Mrs. Daffodil and I have had a busy day. We shopped for a girdle, celebrated Thanksgiving without electricity, helped birth a litter of Cocker puppies, been interviewed by a journalist, and seen her daughter, Anne, married.
We ate plates full of roast beef, chicken, green beans, baked beans, potatoes, and drank many cups of coffee. Mrs. Daffodil likes coffee.
We started to straighten the desk but didn't get past looking through the photo album full of memories. We got locked in the old station wagon and had to be rescued by Kay, the woman who shares the 400-year old farmhouse with Mrs. D. We attended the church meeting to discuss remodeling which in 1950s New England means adding bathrooms and a gas stove.
We chatted with the postman, Henry, who doesn't call anyone by his or her first name for fear of appearing to be playing favorites. We stayed with Mrs. Wilson the night she became a widow when her husband was killed in an automobile accident.

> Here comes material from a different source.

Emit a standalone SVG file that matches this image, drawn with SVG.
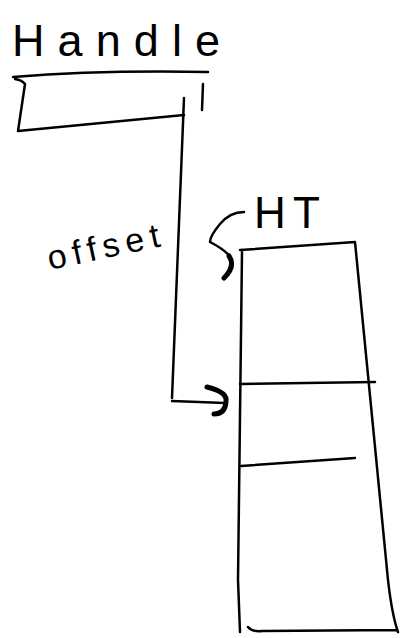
<svg xmlns="http://www.w3.org/2000/svg" width="402" height="638" viewBox="0 0 402 638">
<style>
.ln{fill:none;stroke:#000;stroke-width:2.5;stroke-linecap:round;stroke-linejoin:round}
.hd{fill:none;stroke:#000;stroke-width:5;stroke-linecap:round;stroke-linejoin:round}
.tx{font-family:"Liberation Sans",Arial,sans-serif;fill:#000}
</style>
<rect width="402" height="638" fill="#fff"/>
<g id="handle">
<text class="tx" x="12" y="56" font-size="45" textLength="208" lengthAdjust="spacing">Handle</text>
<path class="ln" d="M13,77 Q100,70 208,72"/>
<path class="ln" d="M15,79 Q22,80 25,84 L18,131 L184,115"/>
<path class="ln" d="M203,84 L202,110"/>
</g>
<g id="ht">
<text class="tx" x="254" y="228" font-size="44" textLength="66" lengthAdjust="spacing">HT</text>
<path class="ln" d="M240,250 L355,242 L388,580 Q392,615 398,632 M242,252 L238,580 L240,632 M248,627 Q252,632 262,631 L397,630"/>
<path class="ln" d="M240,384 L375,382"/>
<path class="ln" d="M241,466 L355,458"/>
</g>
<g id="connectors">
<path class="ln" d="M184,98 L172,398 M172,401 L225,403"/>
<path class="hd" d="M207,387 Q228,392 226,402 Q225,414 214,414"/>
<path class="ln" d="M244,212 Q230,212 220,224 Q210,236 210,242 Q222,248 230,256"/>
<path class="hd" d="M229,256 Q236,266 224,278"/>
<text class="tx" x="50" y="270" font-size="34" textLength="114" lengthAdjust="spacing" transform="rotate(-12 50 270)">offset</text>
</g>
</svg>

We met Mrs. Daffodil's first love. We both wept.
Mrs. Daffodil (aka author Gladys Taber) is certainly someone you would want to know. She is a bit absent-minded about where she has put one thing or another, would rather be in corduroys and a shirt than in a dress and heels, and welcomes all - family, friends, and strangers - to her farm, Driftway. A driftway, she explained, is the narrow path up the pasture where the cows come home.
I can barely wait to see what adventures tomorrow will bring.